Я была полностью погружена в деятельность по разоблачению многочисленных преступлений моего отца, когда он сделал жест, свидетельствующий о его умении применять кубизм по отношению к самым обыденным вещам. С уверенностью могу сказать, что даже сам великий Пикассо не смог бы с ним тягаться в этом умении.
Однажды вечером мне позвонила мама:
— Меня собирается навестить подполковник из бюро Фиделя. Как ты думаешь, что ему от меня понадобилось?
Я, конечно же, не знала этого и пребывала в полной растерянности. Дождавшись этого посланца, я провела его по лестнице и оставила с мамой, которая была на грани нервного срыва. Наконец, гость объяснил причину своего прихода.
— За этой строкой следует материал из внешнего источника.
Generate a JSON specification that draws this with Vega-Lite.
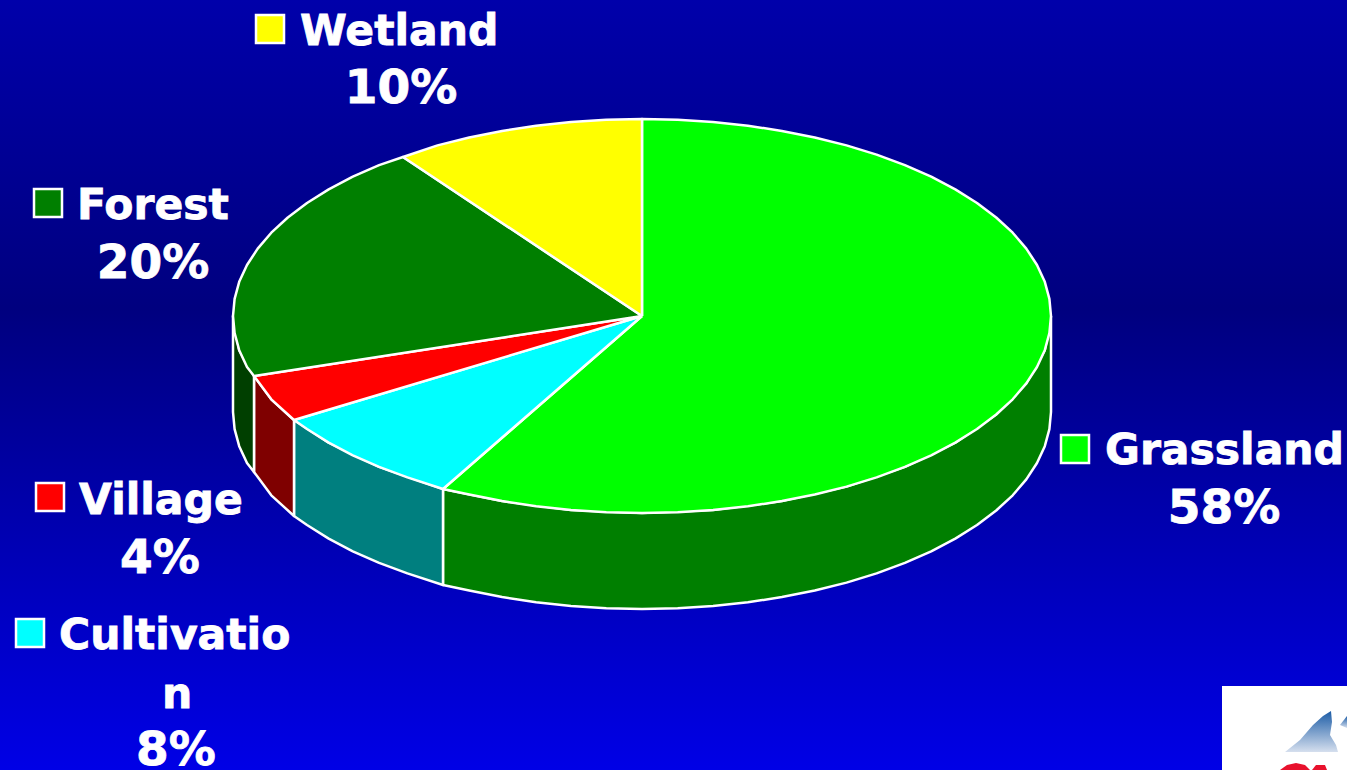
{"$schema":"https://vega.github.io/schema/vega-lite/v6.json","width":1347,"height":770,"padding":0,"autosize":"none","background":"#0000a0","view":{"stroke":null},
"datasets":{
"canvas":[{"x":0,"x2":1347,"y":0,"y2":770}],
"logoBox":[{"x":1222,"x2":1347,"y":686,"y2":770}],
"logoPeak":[{"part":"peak1","n":0,"x":1285,"y":752},{"part":"peak1","n":1,"x":1300,"y":740},{"part":"peak1","n":2,"x":1313,"y":725},{"part":"peak1","n":3,"x":1323,"y":716},{"part":"peak1","n":4,"x":1331,"y":711},{"part":"peak1","n":5,"x":1332,"y":722},{"part":"peak1","n":6,"x":1330,"y":735},{"part":"peak1","n":7,"x":1336,"y":745},{"part":"peak1","n":8,"x":1338,"y":752},{"part":"peak1","n":9,"x":1285,"y":752},{"part":"peak2","n":0,"x":1340,"y":725},{"part":"peak2","n":1,"x":1347,"y":716},{"part":"peak2","n":2,"x":1347,"y":728},{"part":"peak2","n":3,"x":1340,"y":725}],
"logoRed":[{"part":"r1","n":0,"x":1280,"y":770},{"part":"r1","n":1,"x":1287,"y":765},{"part":"r1","n":2,"x":1296,"y":763},{"part":"r1","n":3,"x":1305,"y":765},{"part":"r1","n":4,"x":1310,"y":770},{"part":"r1","n":5,"x":1280,"y":770},{"part":"r2","n":0,"x":1312,"y":770},{"part":"r2","n":1,"x":1316,"y":765},{"part":"r2","n":2,"x":1325,"y":765},{"part":"r2","n":3,"x":1327,"y":770},{"part":"r2","n":4,"x":1312,"y":770}],
"pie":[
{"part":"Grassland side","n":0,"x":1051,"y":316},{"part":"Grassland side","n":1,"x":1044.8,"y":350.2},{"part":"Grassland side","n":2,"x":1026.3,"y":383.4},{"part":"Grassland side","n":3,"x":996.2,"y":414.5},{"part":"Grassland side","n":4,"x":955.3,"y":442.6},{"part":"Grassland side","n":5,"x":904.9,"y":466.9},{"part":"Grassland side","n":6,"x":846.5,"y":486.6},{"part":"Grassland side","n":7,"x":781.9,"y":501.1},{"part":"Grassland side","n":8,"x":713,"y":510},{"part":"Grassland side","n":9,"x":642,"y":513},{"part":"Grassland side","n":10,"x":571,"y":510},{"part":"Grassland side","n":11,"x":502.1,"y":501.1},{"part":"Grassland side","n":12,"x":443,"y":489},{"part":"Grassland side","n":13,"x":443,"y":585},{"part":"Grassland side","n":13.5,"x":469.2,"y":590.5},{"part":"Grassland side","n":14,"x":502.1,"y":597.1},{"part":"Grassland side","n":14.5,"x":536.1,"y":602.3},{"part":"Grassland side","n":15,"x":571,"y":606},{"part":"Grassland side","n":15.5,"x":606.3,"y":608.3},{"part":"Grassland side","n":16,"x":642,"y":609},{"part":"Grassland side","n":16.5,"x":677.7,"y":608.3},{"part":"Grassland side","n":17,"x":713,"y":606},{"part":"Grassland side","n":17.5,"x":747.9,"y":602.3},{"part":"Grassland side","n":18,"x":781.9,"y":597.1},{"part":"Grassland side","n":18.5,"x":814.8,"y":590.5},{"part":"Grassland side","n":19,"x":846.5,"y":582.6},{"part":"Grassland side","n":19.5,"x":876.6,"y":573.4},{"part":"Grassland side","n":20,"x":904.9,"y":562.9},{"part":"Grassland side","n":20.5,"x":931.2,"y":551.3},{"part":"Grassland side","n":21,"x":955.3,"y":538.6},{"part":"Grassland side","n":21.5,"x":977,"y":525},{"part":"Grassland side","n":22,"x":996.2,"y":510.5},{"part":"Grassland side","n":22.5,"x":1012.7,"y":495.3},{"part":"Grassland side","n":23,"x":1026.3,"y":479.4},{"part":"Grassland side","n":23.5,"x":1037,"y":463},{"part":"Grassland side","n":24,"x":1044.8,"y":446.2},{"part":"Grassland side","n":24.5,"x":1049.4,"y":429.2},{"part":"Grassland side","n":25,"x":1051,"y":412},{"part":"Grassland side","n":26,"x":1051,"y":316},
{"part":"Cultivation side","n":0,"x":443,"y":489},{"part":"Cultivation side","n":1,"x":379.1,"y":466.9},{"part":"Cultivation side","n":2,"x":328.7,"y":442.6},{"part":"Cultivation side","n":3,"x":294,"y":420},{"part":"Cultivation side","n":4,"x":294,"y":516},{"part":"Cultivation side","n":4.5,"x":307,"y":525},{"part":"Cultivation side","n":5,"x":328.7,"y":538.6},{"part":"Cultivation side","n":5.5,"x":352.8,"y":551.3},{"part":"Cultivation side","n":6,"x":379.1,"y":562.9},{"part":"Cultivation side","n":6.5,"x":407.4,"y":573.4},{"part":"Cultivation side","n":7,"x":443,"y":585},{"part":"Cultivation side","n":8,"x":443,"y":489},
{"part":"Village side","n":0,"x":294,"y":420},{"part":"Village side","n":1,"x":271.3,"y":399.3},{"part":"Village side","n":2,"x":254,"y":376},{"part":"Village side","n":3,"x":254,"y":472},{"part":"Village side","n":4,"x":271.3,"y":495.3},{"part":"Village side","n":5,"x":294,"y":516},{"part":"Village side","n":6,"x":294,"y":420},
{"part":"Forest side","n":0,"x":254,"y":376},{"part":"Forest side","n":1,"x":239.2,"y":350.2},{"part":"Forest side","n":2,"x":233,"y":316},{"part":"Forest side","n":3,"x":233,"y":412},{"part":"Forest side","n":3.5,"x":234.6,"y":429.2},{"part":"Forest side","n":4,"x":239.2,"y":446.2},{"part":"Forest side","n":4.5,"x":247,"y":463},{"part":"Forest side","n":5,"x":254,"y":472},{"part":"Forest side","n":6,"x":254,"y":376},
{"part":"Grassland","n":0,"x":642,"y":316},{"part":"Grassland","n":1,"x":642,"y":119},{"part":"Grassland","n":1.5,"x":677.7,"y":119.7},{"part":"Grassland","n":2,"x":713,"y":122},{"part":"Grassland","n":2.5,"x":747.9,"y":125.7},{"part":"Grassland","n":3,"x":781.9,"y":130.9},{"part":"Grassland","n":3.5,"x":814.8,"y":137.5},{"part":"Grassland","n":4,"x":846.5,"y":145.4},{"part":"Grassland","n":4.5,"x":876.6,"y":154.6},{"part":"Grassland","n":5,"x":904.9,"y":165.1},{"part":"Grassland","n":5.5,"x":931.2,"y":176.7},{"part":"Grassland","n":6,"x":955.3,"y":189.4},{"part":"Grassland","n":6.5,"x":977,"y":203},{"part":"Grassland","n":7,"x":996.2,"y":217.5},{"part":"Grassland","n":7.5,"x":1012.7,"y":232.7},{"part":"Grassland","n":8,"x":1026.3,"y":248.6},{"part":"Grassland","n":8.5,"x":1037,"y":265},{"part":"Grassland","n":9,"x":1044.8,"y":281.8},{"part":"Grassland","n":9.5,"x":1049.4,"y":298.8},{"part":"Grassland","n":10,"x":1051,"y":316},{"part":"Grassland","n":10.5,"x":1049.4,"y":333.2},{"part":"Grassland","n":11,"x":1044.8,"y":350.2},{"part":"Grassland","n":11.5,"x":1037,"y":367},{"part":"Grassland","n":12,"x":1026.3,"y":383.4},{"part":"Grassland","n":12.5,"x":1012.7,"y":399.3},{"part":"Grassland","n":13,"x":996.2,"y":414.5},{"part":"Grassland","n":13.5,"x":977,"y":429},{"part":"Grassland","n":14,"x":955.3,"y":442.6},{"part":"Grassland","n":14.5,"x":931.2,"y":455.3},{"part":"Grassland","n":15,"x":904.9,"y":466.9},{"part":"Grassland","n":15.5,"x":876.6,"y":477.4},{"part":"Grassland","n":16,"x":846.5,"y":486.6},{"part":"Grassland","n":16.5,"x":814.8,"y":494.5},{"part":"Grassland","n":17,"x":781.9,"y":501.1},{"part":"Grassland","n":17.5,"x":747.9,"y":506.3},{"part":"Grassland","n":18,"x":713,"y":510},{"part":"Grassland","n":18.5,"x":677.7,"y":512.3},{"part":"Grassland","n":19,"x":642,"y":513},{"part":"Grassland","n":19.5,"x":606.3,"y":512.3},{"part":"Grassland","n":20,"x":571,"y":510},{"part":"Grassland","n":20.5,"x":536.1,"y":506.3},{"part":"Grassland","n":21,"x":502.1,"y":501.1},{"part":"Grassland","n":21.5,"x":469.2,"y":494.5},{"part":"Grassland","n":22,"x":443,"y":489},{"part":"Grassland","n":23,"x":642,"y":316},
{"part":"Cultivation","n":0,"x":642,"y":316},{"part":"Cultivation","n":1,"x":443,"y":489},{"part":"Cultivation","n":1.5,"x":407.4,"y":477.4},{"part":"Cultivation","n":2,"x":379.1,"y":466.9},{"part":"Cultivation","n":2.5,"x":352.8,"y":455.3},{"part":"Cultivation","n":3,"x":328.7,"y":442.6},{"part":"Cultivation","n":3.5,"x":307,"y":429},{"part":"Cultivation","n":4,"x":294,"y":420},{"part":"Cultivation","n":5,"x":642,"y":316},
{"part":"Village","n":0,"x":642,"y":316},{"part":"Village","n":1,"x":294,"y":420},{"part":"Village","n":2,"x":271.3,"y":399.3},{"part":"Village","n":3,"x":254,"y":376},{"part":"Village","n":4,"x":642,"y":316},
{"part":"Forest","n":0,"x":642,"y":316},{"part":"Forest","n":1,"x":254,"y":376},{"part":"Forest","n":1.5,"x":247,"y":367},{"part":"Forest","n":2,"x":239.2,"y":350.2},{"part":"Forest","n":2.5,"x":234.6,"y":333.2},{"part":"Forest","n":3,"x":233,"y":316},{"part":"Forest","n":3.5,"x":234.6,"y":298.8},{"part":"Forest","n":4,"x":239.2,"y":281.8},{"part":"Forest","n":4.5,"x":247,"y":265},{"part":"Forest","n":5,"x":257.7,"y":248.6},{"part":"Forest","n":5.5,"x":271.3,"y":232.7},{"part":"Forest","n":6,"x":287.8,"y":217.5},{"part":"Forest","n":6.5,"x":307,"y":203},{"part":"Forest","n":7,"x":328.7,"y":189.4},{"part":"Forest","n":7.3,"x":352.8,"y":176.7},{"part":"Forest","n":7.6,"x":379.1,"y":165.1},{"part":"Forest","n":8,"x":403,"y":157},{"part":"Forest","n":9,"x":642,"y":316},
{"part":"Wetland","n":0,"x":642,"y":316},{"part":"Wetland","n":1,"x":403,"y":157},{"part":"Wetland","n":2,"x":437.5,"y":145.4},{"part":"Wetland","n":2.5,"x":469.2,"y":137.5},{"part":"Wetland","n":3,"x":502.1,"y":130.9},{"part":"Wetland","n":3.5,"x":536.1,"y":125.7},{"part":"Wetland","n":4,"x":571,"y":122},{"part":"Wetland","n":4.5,"x":606.3,"y":119.7},{"part":"Wetland","n":5,"x":642,"y":119},{"part":"Wetland","n":6,"x":642,"y":316}
],
"keys":[{"part":"Wetland","x":270,"y":29},{"part":"Forest","x":48,"y":203},{"part":"Grassland","x":1075,"y":449},{"part":"Village","x":50,"y":497},{"part":"Cultivation","x":30,"y":633}],
"names":[{"label":"Wetland","x":300,"y":45},{"label":"Forest","x":77,"y":219},{"label":"Grassland","x":1105,"y":464},{"label":"Village","x":79,"y":514},{"label":"Cultivatio","x":59,"y":649}],
"shares":[{"label":"10%","x":401,"y":103},{"label":"20%","x":153,"y":278},{"label":"58%","x":1224,"y":523},{"label":"4%","x":160,"y":573},{"label":"8%","x":176,"y":765}],
"wrapped":[{"label":"n","x":177,"y":708}]
},
"encoding":{
"x":{"field":"x","type":"quantitative","axis":null,"scale":{"domain":[0,1347],"nice":false,"zero":false}},
"y":{"field":"y","type":"quantitative","axis":null,"scale":{"domain":[770,0],"nice":false,"zero":false}}
},
"layer":[
{"data":{"name":"canvas"},"mark":{"type":"rect","fill":{"gradient":"linear","x1":0,"y1":0,"x2":0,"y2":1,"stops":[{"offset":0,"color":"#0000aa"},{"offset":0.4,"color":"#00007f"},{"offset":1,"color":"#0000e6"}]}},"encoding":{"x2":{"field":"x2"},"y2":{"field":"y2"}}},
{"data":{"name":"logoBox"},"mark":{"type":"rect","fill":"#ffffff"},"encoding":{"x2":{"field":"x2"},"y2":{"field":"y2"}}},
{"data":{"name":"logoPeak"},"mark":{"type":"line","fill":{"gradient":"linear","x1":0,"y1":0,"x2":0,"y2":1,"stops":[{"offset":0,"color":"#1c5ca6"},{"offset":1,"color":"#d5dfee"}]},"stroke":null},"encoding":{"detail":{"field":"part"},"order":{"field":"n"}}},
{"data":{"name":"logoRed"},"mark":{"type":"line","fill":"#e8112d","stroke":null},"encoding":{"detail":{"field":"part"},"order":{"field":"n"}}},
{"data":{"name":"pie"},"mark":{"type":"line","stroke":"#ffffff","strokeWidth":2.5,"strokeJoin":"round"},"encoding":{"detail":{"field":"part"},"order":{"field":"n"},"fill":{"field":"part","type":"nominal","legend":null,"scale":{"domain":["Grassland","Wetland","Forest","Village","Cultivation","Grassland side","Cultivation side","Village side","Forest side"],"range":["#00ff00","#ffff00","#007f00","#ff0000","#00ffff","#007f00","#007f7f","#7f0000","#003f00"]}}}},
{"data":{"name":"keys"},"mark":{"type":"square","size":784,"opacity":1,"stroke":"#ffffff","strokeWidth":2.5},"encoding":{"fill":{"field":"part","type":"nominal","legend":null,"scale":{"domain":["Grassland","Wetland","Forest","Village","Cultivation"],"range":["#00ff00","#ffff00","#007f00","#ff0000","#00ffff"]}}}},
{"data":{"name":"names"},"mark":{"type":"text","align":"left","baseline":"alphabetic","font":"DejaVu Sans","fontWeight":"bold","fontSize":42.5,"fill":"#ffffff","stroke":"#ffffff","strokeWidth":0.8},"encoding":{"text":{"field":"label"}}},
{"data":{"name":"wrapped"},"mark":{"type":"text","align":"center","baseline":"alphabetic","font":"DejaVu Sans","fontWeight":"bold","fontSize":42.5,"fill":"#ffffff","stroke":"#ffffff","strokeWidth":0.8},"encoding":{"text":{"field":"label"}}},
{"data":{"name":"shares"},"mark":{"type":"text","align":"center","baseline":"alphabetic","font":"DejaVu Sans","fontWeight":"bold","fontSize":47,"fill":"#ffffff","stroke":"#ffffff","strokeWidth":0.8},"encoding":{"text":{"field":"label"}}}
]}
— Команданте отправил меня к вам, потому что завтра — день рождения его внучки, а он не знает, что ей подарить.
Моя мать застыла в немом восторге.
— Он, конечно, немного растерялся в выборе… Еще бы… Он не видел свою внучку тринадцать лет, — сказала я.
— Так вот, я подумал… Это моя инициатива… Вы ведь знаете, как трудно сейчас сделать хорошую фотографию… Нет фотопленки, нет бумаги… А у нас в бюро еще остался кое-какой материал… И потом, у нас есть очень хорошие фотографы. В общем, я подумал, что было бы неплохо сфотографировать малышку в день ее пятнадцатилетия. Что вы на это скажете?
Я уже видела Мюмин, сидящей среди расшитых подушек на атласном покрывале со скрещенными ногами и руками, подставленными под подбородок. Или позирующей перед зеркалом отеля "Ривьера" в кружевном платье, взятом на прокат во Дворце бракосочетаний.
Фотографировать своих дочерей в день их пятнадцатилетия — это своеобразный ритуал на Кубе.
Мюмин ненавидела такие фотографии.
— Моя дочь не любит фотографироваться. Скажите Команданте, что он поступит по-рыцарски, если подарит ей простой букет цветов.
И я предоставила маме возможность составить список предметов первой необходимости. В этот список вошли мешки извести и цемента для штукатурки стен, белая краска, а также несколько десятков кирпичей для укрепления стены. Подполковник старательно записывал все, что называла мама, прекрасно зная, что ничего подобного в его рапорте не появится.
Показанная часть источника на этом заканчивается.